Q: My child lied to me and it really hurt. Is this normal or should I be worried?
A: That hurt you’re feeling is real and it makes complete sense. Whether it’s something to be concerned about depends on how often it’s happening and what’s driving it. Occasional dishonesty in young children is part of development. But when lying becomes a pattern – when it’s the go-to response every time there’s pressure – it’s telling you something about your child’s conscience. And that’s worth addressing. The good news is that a weak conscience can absolutely be strengthened. It just takes intentional, consistent work. The earlier you start, the better.
Q: How do I know if my young child is actually lying or just using their imagination?
A: Young children are developing vivid imaginations and sometimes what looks like a lie is really just creativity that needs some guidance.
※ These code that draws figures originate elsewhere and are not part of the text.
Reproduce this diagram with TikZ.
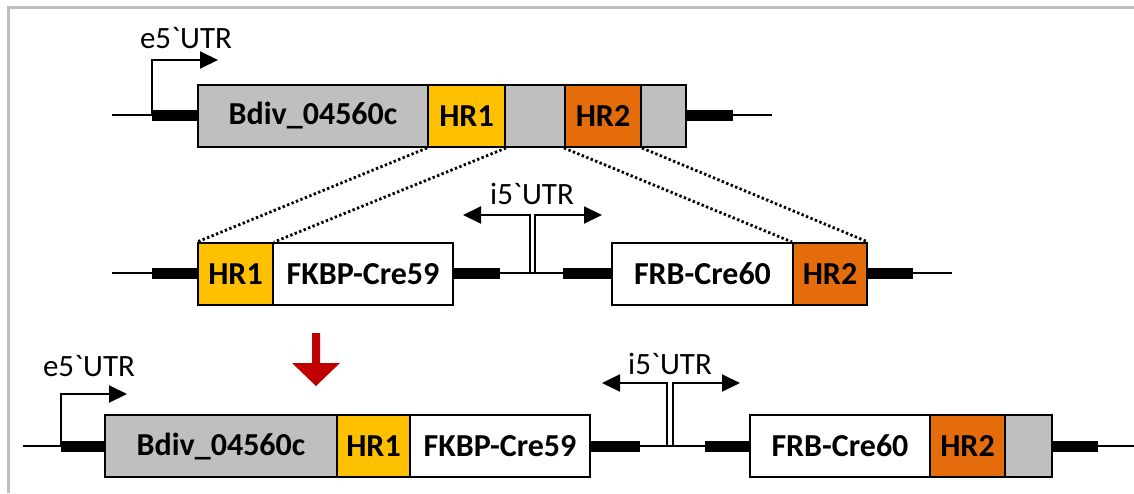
\documentclass[tikz,border=0pt]{standalone}
\usepackage{fontspec}
\setmainfont{Carlito}
\usetikzlibrary{arrows.meta}
\definecolor{gfill}{RGB}{191,191,191}
\definecolor{hryel}{RGB}{255,192,0}
\definecolor{hror}{RGB}{228,108,10}
\definecolor{redarr}{RGB}{192,0,0}
\definecolor{framegray}{RGB}{190,190,190}
\tikzset{
 gene/.style={draw=black, line width=2pt, minimum height=62pt, inner sep=0pt, font=\fontsize{32}{34}\selectfont\bfseries},
 grayseg/.style={gene, fill=gfill},
 yelseg/.style={gene, fill=hryel},
 orseg/.style={gene, fill=hror},
 whseg/.style={gene, fill=white},
 thinln/.style={line width=1.6pt},
 thickbar/.style={line width=11pt},
 promo/.style={line width=2pt, -{Triangle[length=18pt,width=17pt]}},
 lbl/.style={font=\fontsize{31}{33}\selectfont, inner sep=0pt},
 dotln/.style={line width=2.8pt, dash pattern=on 2.4pt off 2.4pt},
}
\begin{document}
\begin{tikzpicture}[x=1pt,y=-1pt]
\useasboundingbox (0,0) rectangle (1134,493);
\fill[white] (0,0) rectangle (1134,493);
\draw[framegray, line width=3pt] (8,493) -- (8,7) -- (1134,7);

% ---------------- top row ----------------
\coordinate (ta0) at (112,115);
\coordinate (ta1) at (152,115);
\coordinate (ta2) at (733,115);
\coordinate (ta3) at (772,115);
\coordinate (tpr) at (218,60);
\draw[thinln] (ta0) -- (ta1);
\draw[thinln] (ta2) -- (ta3);
\node[grayseg, minimum width=230pt] (tb) at (313,116) {Bdiv\_04560c};
\node[yelseg, minimum width=77pt] (th1) at (466.5,116) {HR1};
\node[grayseg, minimum width=60pt] (tg) at (535,116) {};
\node[orseg, minimum width=76pt] (th2) at (603,116) {HR2};
\node[grayseg, minimum width=45pt] (te) at (663.5,116) {};
\draw[thickbar] (ta1) -- (ta1 -| tb.west);
\draw[thickbar] (ta2 -| te.east) -- (ta2);
\draw[promo] (ta1) |- (tpr);
\node[lbl] (tlab) at (186,38) {e5\textasciigrave UTR};

% ---------------- middle row ----------------
\coordinate (ma0) at (112,273);
\coordinate (ma1) at (152,273);
\coordinate (ma2) at (500,273);
\coordinate (ma3) at (563,273);
\coordinate (ma4) at (913,273);
\coordinate (ma5) at (952,273);
\coordinate (mi1) at (530,273);
\coordinate (mi2) at (535,273);
\coordinate (mil) at (463,215);
\coordinate (mir) at (602,215);
\node[yelseg, minimum width=75pt] (mh1) at (235.5,274) {HR1};
\node[whseg, minimum width=180pt] (mf) at (363,274) {FKBP-Cre59};
\node[whseg, minimum width=181pt] (mr) at (702.5,274) {FRB-Cre60};
\node[orseg, minimum width=74pt] (mh2) at (830,274) {HR2};
\draw[thinln] (ma0) -- (ma1);
\draw[thickbar] (ma1) -- (ma1 -| mh1.west);
\draw[thickbar] (ma2 -| mf.east) -- (ma2);
\draw[thinln] (ma2) -- (ma3);
\draw[thickbar] (ma3) -- (ma3 -| mr.west);
\draw[thickbar] (ma4 -| mh2.east) -- (ma4);
\draw[thinln] (ma4) -- (ma5);
\draw[promo] (mi1) |- (mil);
\draw[promo] (mi2) |- (mir);
\node[lbl] (mlab) at (532,194) {i5\textasciigrave UTR};

% dotted crossover lines
\draw[dotln] (th1.south west) -- (mh1.north west);
\draw[dotln] (th1.south east) -- (mh1.north east);
\draw[dotln] (th2.south west) -- (mh2.north west);
\draw[dotln] (th2.south east) -- (mh2.north east);

% red arrow
\fill[redarr] (312,333) -- (320,333) -- (320,363) -- (340,363) -- (316,386) -- (292,363) -- (312,363) -- cycle;

% ---------------- bottom row ----------------
\coordinate (ba0) at (23,446);
\coordinate (ba1) at (61,446);
\coordinate (ba2) at (640,446);
\coordinate (ba3) at (705,446);
\coordinate (ba4) at (1098,446);
\coordinate (ba5) at (1134,446);
\coordinate (bi1) at (667,446);
\coordinate (bi2) at (673,446);
\coordinate (bil) at (602,383);
\coordinate (bir) at (740,383);
\coordinate (bpr) at (127,394);
\node[grayseg, minimum width=232pt] (bb) at (221,446) {Bdiv\_04560c};
\node[yelseg, minimum width=73pt] (bh1) at (373.5,446) {HR1};
\node[whseg, minimum width=180pt] (bf) at (500,446) {FKBP-Cre59};
\node[whseg, minimum width=180pt] (br) at (840,446) {FRB-Cre60};
\node[orseg, minimum width=75pt] (bh2) at (967.5,446) {HR2};
\node[grayseg, minimum width=47pt] (be) at (1028.5,446) {};
\draw[thinln] (ba0) -- (ba1);
\draw[thickbar] (ba1) -- (ba1 -| bb.west);
\draw[thickbar] (ba2 -| bf.east) -- (ba2);
\draw[thinln] (ba2) -- (ba3);
\draw[thickbar] (ba3) -- (ba3 -| br.west);
\draw[thickbar] (ba4 -| be.east) -- (ba4);
\draw[thinln] (ba4) -- (ba5);
\draw[promo] (ba1) |- (bpr);
\node[lbl] (blab) at (89,366) {e5\textasciigrave UTR};
\draw[promo] (bi1) |- (bil);
\draw[promo] (bi2) |- (bir);
\node[lbl] (blab2) at (670,364) {i5\textasciigrave UTR};
\end{tikzpicture}
\end{document}
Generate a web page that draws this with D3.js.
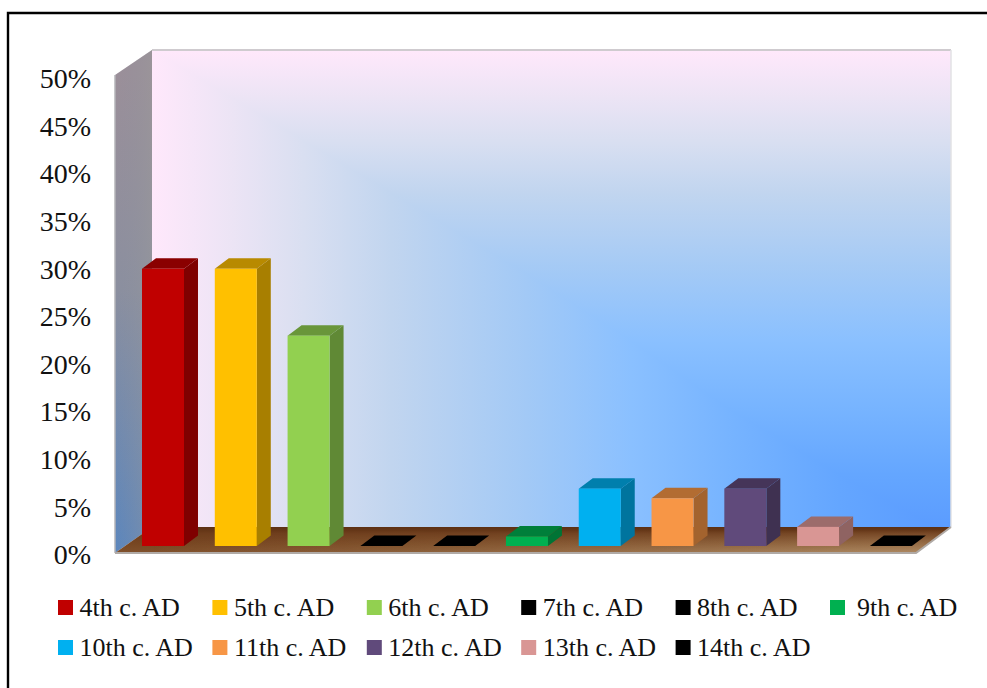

If your child says there’s a dragon in the backyard, that’s probably imagination. If they say they didn’t take the cookie when you watched them take it, that’s something different. The key is intent. When it’s clearly deliberate, address it clearly. When it might be imagination, gently redirect them toward truthful language.
Q: What’s the best way to respond when I catch my child in a lie?
A: Stay calm first – your reaction matters more than you might realize. A big, intense response often teaches kids to lie more skillfully next time just to avoid the storm. Instead, address it clearly and require a confession. Ask “What did you do wrong?” and the answer needs to be “I lied.” Not “I sort of told a story” or “I wasn’t exactly sure.” I lied. If they won’t say it, have them sit quietly for a bit until they’re ready. That quiet time often gives God a chance to work in their heart. Don’t move on too quickly. The confession itself is part of the change – it does something in the heart that just getting corrected doesn’t do.
Q: My child keeps lying even after I’ve addressed it many times. Why isn’t it sticking?
A: Repeated lying usually means the conscience isn’t yet strong enough to override the temptation in the moment. Correction alone won’t fix that. What helps is building the conscience over time – through Bible teaching, through modeling honesty yourself in everyday moments, through giving your child meaningful responsibilities and requiring them to complete tasks thoroughly. The goal isn’t just to stop the lying. It’s to build the character that makes honesty feel natural – that inner sense of “I speak the truth because my conscience confirms it.”
Q: How do I talk to my child about lying without making them feel ashamed?
A: There’s an important difference between healthy conviction and shame. Conviction says ‘What I did was wrong and I can do better.’ Shame says ‘I am bad.’ You want conviction. Address the behavior clearly but do it from a place of genuine care, not contempt. Make sure your child knows your love for them has nothing to do with their performance. When they confess and things are made right, extend real forgiveness and move forward. That cycle; honesty, confession, forgiveness, restoration – is one of the most powerful things you can build with your child. It mirrors the gospel. And kids who experience that in the home tend to understand it much more naturally when they encounter it spiritually.
Q: My teenager lies to me about where they’ve been and what they’re doing. How do I handle that?
A: Lying at the teenage level often signals a breakdown in trust and relationship. Before you address the lying directly, it’s worth asking yourself honestly what happens when your teen tells you the truth. Do they get a fair hearing, or does honesty almost always lead to conflict or punishment? Sometimes teenagers lie because the cost of honesty feels too high. Work on creating a relationship where honesty is genuinely safe. Let your teen know that coming to you with the truth will always go better than being caught in a lie. And when they do come to you honestly – especially about something hard – honor that courage, even if what they’re telling you is difficult to hear.
Q: Is there a connection between lying and other issues like blaming or a weak conscience?
A: Absolutely. Lying, blaming, and excuse-making almost always come from the same root – a heart that hasn’t yet developed the courage and integrity to take full responsibility for itself. When you work on one, you’re working on all of them. A child who learns to confess honestly, take responsibility for their actions, and accept correction gracefully is building a foundation that shows up across every area of their character. It’s all connected. And it’s exactly what heart-based parenting is designed to build.